Brian and I maintain a close friendship, and the door is always open for another collaboration if we thought we could take it into a new direction. Neither of us would want to make a Stalker Part 2, so we’ll leave it open for now.

8. I understand that you are considering compiling some live recordings for possible release in limited editions. Have you made any recent decisions on this project? Will you be playing live again in the near future?

I do have plans to release some live concerts on CD next year, perhaps starting with a re-release of the 1985 live album Inner Landscapes. I might also release a 3-CD set of the concerts that I did this May.

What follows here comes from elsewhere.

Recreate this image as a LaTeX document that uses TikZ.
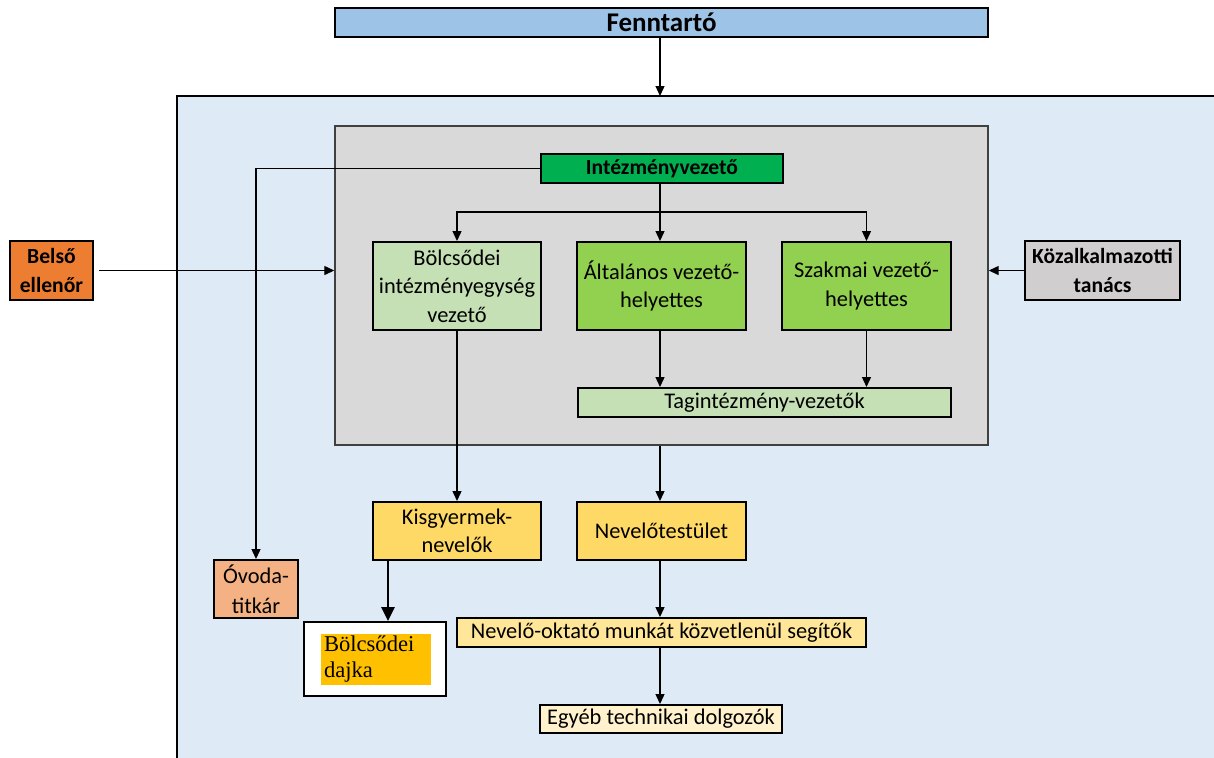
\documentclass[tikz,border=0pt]{standalone}
\usepackage{fontspec}
\setmainfont{Carlito}
\newfontfamily\serifdajka{Liberation Serif}
\usetikzlibrary{arrows.meta,positioning}
\definecolor{fennblue}{RGB}{157,195,230}
\definecolor{outerblue}{RGB}{222,235,247}
\definecolor{graybg}{RGB}{217,217,217}
\definecolor{ivgreen}{RGB}{0,176,80}
\definecolor{ltgreen}{RGB}{197,224,180}
\definecolor{midgreen}{RGB}{146,208,80}
\definecolor{orangeb}{RGB}{237,125,49}
\definecolor{kozgray}{RGB}{208,206,206}
\definecolor{yellowb}{RGB}{255,217,102}
\definecolor{salmon}{RGB}{244,177,131}
\definecolor{dajkaorange}{RGB}{255,192,0}
\definecolor{ltyellow}{RGB}{255,230,153}
\definecolor{paleyellow}{RGB}{255,242,204}
\tikzset{
  box/.style={draw=black, line width=1pt, inner sep=0pt, align=center,
    font=\fontsize{11.2}{14.2}\selectfont},
  boldbox/.style={box, font=\fontsize{10.8}{14.2}\selectfont\bfseries},
  arr/.style={line width=0.65pt, -{Triangle[length=5pt,width=4.5pt]}},
  thickarr/.style={line width=1.4pt, -{Triangle[length=7pt,width=6.5pt]}},
}
\begin{document}
\begin{tikzpicture}[x=0.5pt,y=-0.5pt]
\useasboundingbox (0,0) rectangle (1214,757);
% outer container
\fill[outerblue] (177,96) rectangle (1220,762);
\draw[line width=1.2pt] (177,762) -- (177,96) -- (1220,96);
\coordinate (outtop) at (660,96);
% Fenntartó
\node[box, fill=fennblue, minimum width=326.5pt, minimum height=14.5pt,
  font=\fontsize{13.5}{15}\selectfont\bfseries] (fenn) at (661.5,22.5) {Fenntartó};
\draw[arr] (fenn.south -| outtop) -- (outtop);
% gray management box
\node[draw=black!75, fill=graybg, line width=0.7pt, minimum width=326.5pt,
  minimum height=159.5pt, inner sep=0pt] (gray) at (661.5,285.5) {};
% nodes inside
\node[boldbox, fill=ivgreen, minimum width=121pt, minimum height=14.5pt] (iv) at (662,168.5) {Intézményvezető};
\node[box, fill=ltgreen, minimum width=84pt, minimum height=44pt] (bv) at (457,286) {Bölcsődei\\intézményegység\\vezető};
\node[box, fill=midgreen, minimum width=84.5pt, minimum height=44pt] (av) at (661.5,286) {Általános vezető-\\helyettes};
\node[box, fill=midgreen, minimum width=84.5pt, minimum height=44pt] (sv) at (866.5,286) {Szakmai vezető-\\helyettes};
\node[box, fill=ltgreen, minimum width=186.5pt, minimum height=14.5pt] (tag) at (764.5,402.5) {Tagintézmény-vezetők};
% side nodes
\node[boldbox, fill=orangeb, minimum width=41.5pt, minimum height=29.5pt] (belso) at (51.5,270.5) {Belső\\ellenőr};
\node[boldbox, fill=kozgray, minimum width=77.5pt, minimum height=29.5pt] (koz) at (1102.5,270.5) {Közalkalmazotti\\tanács};
% lower nodes
\node[box, fill=yellowb, minimum width=84pt, minimum height=29pt] (kisgy) at (457,531) {Kisgyermek-\\nevelők};
\node[box, fill=yellowb, minimum width=84.5pt, minimum height=29pt] (nevt) at (661.5,531) {Nevelőtestület};
\node[box, fill=salmon, minimum width=42pt, minimum height=29pt,
  font=\fontsize{11.2}{15}\selectfont] (ovoda) at (256,589) {Óvoda-\\titkár};
\node[box, fill=white, minimum width=71pt, minimum height=37pt] (dajka) at (375,659) {};
\node[fill=dajkaorange, minimum width=55pt, minimum height=25.5pt, inner sep=0pt, inner xsep=1.5pt,
  align=left, text width=52pt, font=\serifdajka\fontsize{11.3}{13}\selectfont] (dajkatxt) at (376,659.5) {Bölcsődei\\dajka};
\node[box, fill=ltyellow, minimum width=204.5pt, minimum height=14.5pt] (nosz) at (661.5,632.5) {Nevelő-oktató munkát közvetlenül segítők};
\node[box, fill=paleyellow, minimum width=121pt, minimum height=14pt] (egyeb) at (661,719) {Egyéb technikai dolgozók};
% connectors
\coordinate (bus) at (660,212);
\draw[arr] (iv.west) -| (ovoda.north);
\draw[arr] (iv.south -| bus) -- (bus |- av.north);
\draw[arr] (bus) -| (bv.north);
\draw[arr] (bus) -| (sv.north);
\draw[arr] (av.south -| bus) -- (bus |- tag.north);
\draw[arr] (sv.south) -- (sv.south |- tag.north);
\draw[arr] ([xshift=2.5pt]belso.east) -- (gray.west |- belso.east);
\draw[arr] (koz.west) -- (gray.east |- koz.west);
\draw[arr] (bv.south) -- (kisgy.north);
\draw[arr] (gray.south -| bus) -- (bus |- nevt.north);
\draw[thickarr] ([xshift=8pt]kisgy.south west) -- ([xshift=8pt]kisgy.south west |- dajka.north);
\draw[arr] (nevt.south -| bus) -- (bus |- nosz.north);
\draw[arr] (nosz.south -| bus) -- (bus |- egyeb.north);
\end{tikzpicture}
\end{document}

These would be very small releases, either on my own label or as a co-op deal with another small label, mostly just for collectors. I might also release a 5-CD set of an entire sleep concert from the 1996 tour.

I don’t have immediate plans for more live concerts, but I am sure I’ll be on the road again next year sometime, if not sooner. I want to get a good chunk of studio work done first, though.

9. How is the new Amoeba album going? What direction is it heading in? Are there any ideas yet as to a title, label, or release date?

I can answer the first two questions, but I don’t know the remainder yet. The album is growing slowly, but I think it’s going to be worth it. Since Rick Davies lives a thousand miles away now, the collaborative songwriting process takes a lot longer. We have just started tracking now, however, and the album is feeling much more up-tempo and song-structured than Watchful was. Musically the album is rather complex and I feel quite challenged, especially when it comes to vocals. As on the last album, the lyrics are quite personal but still somewhat abstract, hopefully seeking some private truths and hinting a bit at the universal.

10. Do you have any other projects on this horizon?

I have plans and maps for several new solo albums, but it’s a bit premature to discuss them, since I won’t be starting to work on them until next year.